The Hawaii Tribune-Herald said Monday that the business will be run by a family whose history in the dairy industry goes back several generations, to the Netherlands and, more recently, California.
Mauna Kea Moo will include 200 milking cows and 100 dry cows. The Dutch Hawaiian Cheesery will include several flavors of hard cheeses named for different areas of the farm.
Kees Kea, one of the farm’s owners, says his family planned to open the dairy several years ago but had to wait for a state lease.
“Finally,” Kea said.
The Board of Land and Natural Resources approved the leasing of former sugar cane land for the dairy.
Kea says the process took five years.
Malana Kea said she met Kees Kea on her father’s dairy farm in 1979. She learned to make cheese in Holland.

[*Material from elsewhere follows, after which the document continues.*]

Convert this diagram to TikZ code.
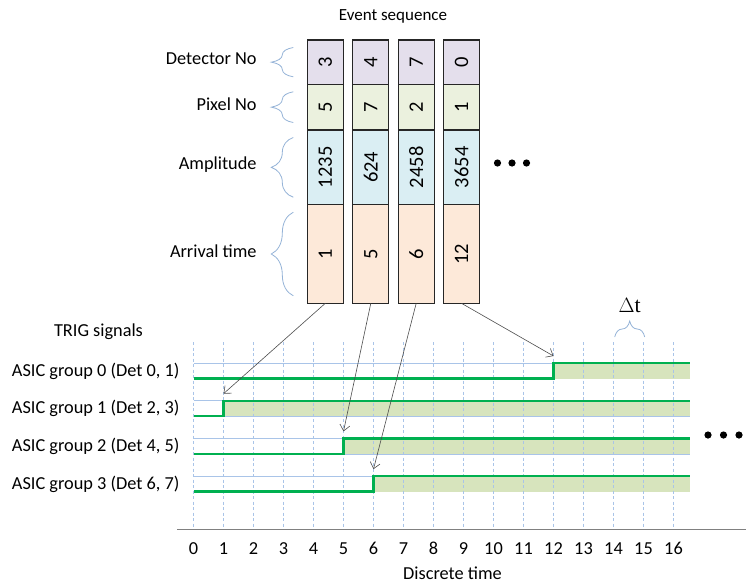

“I’m the seventh generation in the dairy business,” Kees Kea said. “My great-grandfather started in the Netherlands in the early 1700s.”
The 35-year lease will cost $20,500 annually for each of the first 10 years. Kea said the operating costs for the dairy farm will be about $2 million and $1 million for the cheesery.
Michael DuPonte, a livestock agent on the Big Island, said the Keas could have an advantage of few dairies to compete with.
“Right now, it’s very lucrative because there are only two left in the state,” DuPonte said. “There’s an opportunity. It all depends on the price of milk.”
Kees Kea said operations could begin in 2015.